- Material provided:
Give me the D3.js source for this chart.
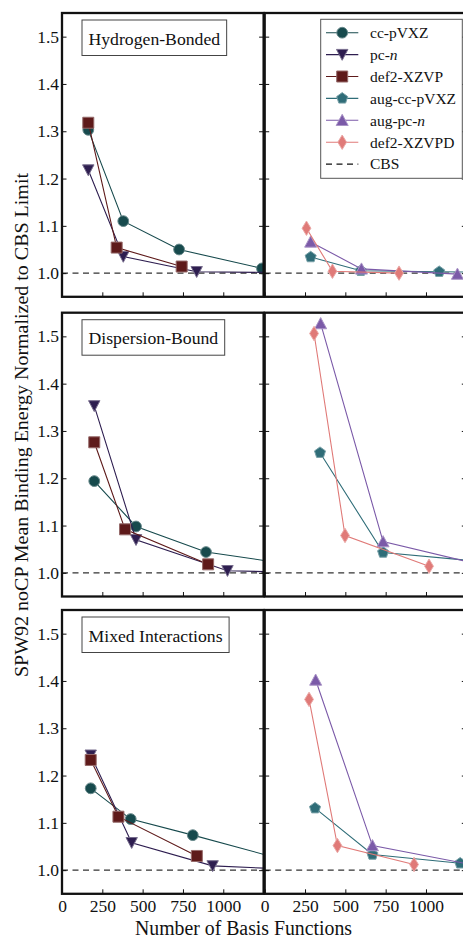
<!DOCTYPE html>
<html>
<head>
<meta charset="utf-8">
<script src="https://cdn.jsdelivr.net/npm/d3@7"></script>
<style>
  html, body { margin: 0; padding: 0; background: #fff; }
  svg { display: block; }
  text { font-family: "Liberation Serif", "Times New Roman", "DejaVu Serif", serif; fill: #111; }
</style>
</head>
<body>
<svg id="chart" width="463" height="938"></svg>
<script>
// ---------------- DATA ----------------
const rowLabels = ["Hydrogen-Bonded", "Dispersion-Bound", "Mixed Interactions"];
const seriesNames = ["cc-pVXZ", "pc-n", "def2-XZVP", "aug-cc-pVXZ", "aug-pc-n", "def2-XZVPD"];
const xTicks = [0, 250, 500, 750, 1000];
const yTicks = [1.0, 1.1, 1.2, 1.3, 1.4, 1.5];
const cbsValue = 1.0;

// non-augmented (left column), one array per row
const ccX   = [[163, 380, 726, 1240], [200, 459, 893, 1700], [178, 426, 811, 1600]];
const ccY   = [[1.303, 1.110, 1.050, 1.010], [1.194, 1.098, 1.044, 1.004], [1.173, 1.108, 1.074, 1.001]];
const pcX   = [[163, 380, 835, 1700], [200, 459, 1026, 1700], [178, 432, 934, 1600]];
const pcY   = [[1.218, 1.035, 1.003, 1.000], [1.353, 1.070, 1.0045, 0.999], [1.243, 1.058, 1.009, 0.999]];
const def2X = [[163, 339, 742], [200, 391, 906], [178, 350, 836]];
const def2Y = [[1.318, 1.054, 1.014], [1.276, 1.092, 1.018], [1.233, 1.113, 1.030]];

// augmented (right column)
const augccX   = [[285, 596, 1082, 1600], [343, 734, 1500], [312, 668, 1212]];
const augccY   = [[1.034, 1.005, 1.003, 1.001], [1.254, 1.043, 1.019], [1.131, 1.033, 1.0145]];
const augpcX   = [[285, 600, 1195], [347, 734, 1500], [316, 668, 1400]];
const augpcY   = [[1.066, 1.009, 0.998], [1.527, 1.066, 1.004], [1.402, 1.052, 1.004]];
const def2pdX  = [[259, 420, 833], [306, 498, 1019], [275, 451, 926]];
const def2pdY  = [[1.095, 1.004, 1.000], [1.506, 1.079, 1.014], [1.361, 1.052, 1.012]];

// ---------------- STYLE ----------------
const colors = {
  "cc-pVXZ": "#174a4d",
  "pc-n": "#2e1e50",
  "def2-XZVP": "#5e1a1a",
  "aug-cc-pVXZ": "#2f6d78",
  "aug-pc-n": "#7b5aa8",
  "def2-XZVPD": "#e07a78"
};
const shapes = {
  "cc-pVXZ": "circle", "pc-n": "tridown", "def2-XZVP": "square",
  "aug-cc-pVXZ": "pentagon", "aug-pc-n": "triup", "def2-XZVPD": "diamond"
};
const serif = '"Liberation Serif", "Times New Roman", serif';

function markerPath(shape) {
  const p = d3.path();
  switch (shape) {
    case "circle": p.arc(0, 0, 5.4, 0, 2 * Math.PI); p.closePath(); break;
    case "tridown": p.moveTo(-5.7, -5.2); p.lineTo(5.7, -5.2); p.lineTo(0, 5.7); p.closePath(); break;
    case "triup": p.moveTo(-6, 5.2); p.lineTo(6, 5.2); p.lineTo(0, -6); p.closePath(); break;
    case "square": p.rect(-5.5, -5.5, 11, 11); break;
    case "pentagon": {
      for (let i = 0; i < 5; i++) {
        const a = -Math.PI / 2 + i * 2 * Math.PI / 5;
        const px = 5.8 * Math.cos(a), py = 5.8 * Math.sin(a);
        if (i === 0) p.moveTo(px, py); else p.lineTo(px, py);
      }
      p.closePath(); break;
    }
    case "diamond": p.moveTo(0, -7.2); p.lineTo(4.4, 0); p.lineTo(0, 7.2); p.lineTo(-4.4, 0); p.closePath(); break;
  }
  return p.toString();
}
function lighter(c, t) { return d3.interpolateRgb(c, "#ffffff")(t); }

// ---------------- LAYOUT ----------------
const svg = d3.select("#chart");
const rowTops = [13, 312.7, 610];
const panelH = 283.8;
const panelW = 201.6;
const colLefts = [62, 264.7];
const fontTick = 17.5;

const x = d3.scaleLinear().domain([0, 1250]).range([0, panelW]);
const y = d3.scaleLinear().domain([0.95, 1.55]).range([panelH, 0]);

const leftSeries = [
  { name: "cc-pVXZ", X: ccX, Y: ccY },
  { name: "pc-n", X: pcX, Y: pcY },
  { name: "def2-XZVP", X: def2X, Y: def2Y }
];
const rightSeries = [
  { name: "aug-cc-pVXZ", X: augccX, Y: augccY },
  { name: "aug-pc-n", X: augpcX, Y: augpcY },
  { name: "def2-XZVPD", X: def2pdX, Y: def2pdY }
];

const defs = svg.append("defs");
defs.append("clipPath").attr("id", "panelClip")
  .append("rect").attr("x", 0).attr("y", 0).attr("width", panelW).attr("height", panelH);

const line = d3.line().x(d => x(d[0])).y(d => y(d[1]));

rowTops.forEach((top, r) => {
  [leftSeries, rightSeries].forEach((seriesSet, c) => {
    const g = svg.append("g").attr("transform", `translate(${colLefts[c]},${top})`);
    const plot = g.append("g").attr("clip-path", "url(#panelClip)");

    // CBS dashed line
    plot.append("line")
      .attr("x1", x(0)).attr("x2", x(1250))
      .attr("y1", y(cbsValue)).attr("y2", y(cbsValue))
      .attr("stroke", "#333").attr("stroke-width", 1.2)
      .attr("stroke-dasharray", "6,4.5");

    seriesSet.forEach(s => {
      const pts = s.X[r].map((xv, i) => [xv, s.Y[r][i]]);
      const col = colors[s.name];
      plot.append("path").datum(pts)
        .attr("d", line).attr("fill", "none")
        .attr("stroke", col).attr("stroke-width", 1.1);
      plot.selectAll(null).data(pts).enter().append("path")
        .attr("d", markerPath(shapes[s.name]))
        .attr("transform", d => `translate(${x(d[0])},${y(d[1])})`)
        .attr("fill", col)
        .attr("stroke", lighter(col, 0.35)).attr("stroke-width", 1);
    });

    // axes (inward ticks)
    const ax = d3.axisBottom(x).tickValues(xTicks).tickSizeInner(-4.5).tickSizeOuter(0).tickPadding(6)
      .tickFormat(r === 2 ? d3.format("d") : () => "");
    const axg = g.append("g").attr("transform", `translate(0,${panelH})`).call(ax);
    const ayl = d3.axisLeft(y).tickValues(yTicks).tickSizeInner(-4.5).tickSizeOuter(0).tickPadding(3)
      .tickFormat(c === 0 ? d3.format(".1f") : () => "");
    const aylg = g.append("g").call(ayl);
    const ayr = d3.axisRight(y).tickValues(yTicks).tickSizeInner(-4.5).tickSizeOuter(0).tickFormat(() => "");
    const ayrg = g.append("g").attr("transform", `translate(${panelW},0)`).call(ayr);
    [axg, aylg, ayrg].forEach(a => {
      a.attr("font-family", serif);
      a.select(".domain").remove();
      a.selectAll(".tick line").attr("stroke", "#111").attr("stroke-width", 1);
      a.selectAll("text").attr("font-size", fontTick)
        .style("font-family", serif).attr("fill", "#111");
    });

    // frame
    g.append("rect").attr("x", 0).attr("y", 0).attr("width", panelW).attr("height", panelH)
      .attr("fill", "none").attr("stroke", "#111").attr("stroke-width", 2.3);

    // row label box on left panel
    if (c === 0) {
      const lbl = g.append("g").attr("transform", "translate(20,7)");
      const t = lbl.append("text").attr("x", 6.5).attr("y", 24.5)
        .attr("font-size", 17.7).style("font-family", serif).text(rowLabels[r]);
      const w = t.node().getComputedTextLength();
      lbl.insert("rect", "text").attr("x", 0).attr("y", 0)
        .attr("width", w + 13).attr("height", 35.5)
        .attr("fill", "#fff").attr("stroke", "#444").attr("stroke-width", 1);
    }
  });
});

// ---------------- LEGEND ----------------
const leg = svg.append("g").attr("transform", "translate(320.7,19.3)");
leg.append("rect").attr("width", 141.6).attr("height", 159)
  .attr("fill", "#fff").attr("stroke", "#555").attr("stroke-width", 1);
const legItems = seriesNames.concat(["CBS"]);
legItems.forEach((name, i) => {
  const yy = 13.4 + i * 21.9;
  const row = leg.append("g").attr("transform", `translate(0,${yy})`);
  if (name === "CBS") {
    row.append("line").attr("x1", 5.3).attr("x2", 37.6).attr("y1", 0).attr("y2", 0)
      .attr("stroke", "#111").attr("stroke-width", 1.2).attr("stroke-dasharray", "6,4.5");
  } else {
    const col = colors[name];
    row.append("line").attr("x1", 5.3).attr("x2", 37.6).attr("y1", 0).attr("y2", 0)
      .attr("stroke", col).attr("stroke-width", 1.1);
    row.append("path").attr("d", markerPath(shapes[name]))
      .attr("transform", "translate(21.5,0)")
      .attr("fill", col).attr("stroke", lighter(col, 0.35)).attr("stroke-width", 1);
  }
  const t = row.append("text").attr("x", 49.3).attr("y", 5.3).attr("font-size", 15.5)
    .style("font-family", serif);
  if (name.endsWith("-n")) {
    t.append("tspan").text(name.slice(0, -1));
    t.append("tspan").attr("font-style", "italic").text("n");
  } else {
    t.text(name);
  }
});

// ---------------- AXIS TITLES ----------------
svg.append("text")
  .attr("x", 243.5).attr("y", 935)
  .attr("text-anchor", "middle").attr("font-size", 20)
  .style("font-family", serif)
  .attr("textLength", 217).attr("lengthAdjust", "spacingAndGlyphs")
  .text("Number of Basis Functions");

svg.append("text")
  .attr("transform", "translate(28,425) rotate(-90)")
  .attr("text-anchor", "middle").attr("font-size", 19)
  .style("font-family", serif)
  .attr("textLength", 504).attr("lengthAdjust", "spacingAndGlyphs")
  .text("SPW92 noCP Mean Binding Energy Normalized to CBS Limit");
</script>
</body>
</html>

- Work required: Without any pictures, reproduce the lines from the first one in the material through the line that has "const cbsValue = 1.0;", exactly as they appear.

- Answer in full:
Give me the D3.js source for this chart.
<!DOCTYPE html>
<html>
<head>
<meta charset="utf-8">
<script src="https://cdn.jsdelivr.net/npm/d3@7"></script>
<style>
  html, body { margin: 0; padding: 0; background: #fff; }
  svg { display: block; }
  text { font-family: "Liberation Serif", "Times New Roman", "DejaVu Serif", serif; fill: #111; }
</style>
</head>
<body>
<svg id="chart" width="463" height="938"></svg>
<script>
// ---------------- DATA ----------------
const rowLabels = ["Hydrogen-Bonded", "Dispersion-Bound", "Mixed Interactions"];
const seriesNames = ["cc-pVXZ", "pc-n", "def2-XZVP", "aug-cc-pVXZ", "aug-pc-n", "def2-XZVPD"];
const xTicks = [0, 250, 500, 750, 1000];
const yTicks = [1.0, 1.1, 1.2, 1.3, 1.4, 1.5];
const cbsValue = 1.0;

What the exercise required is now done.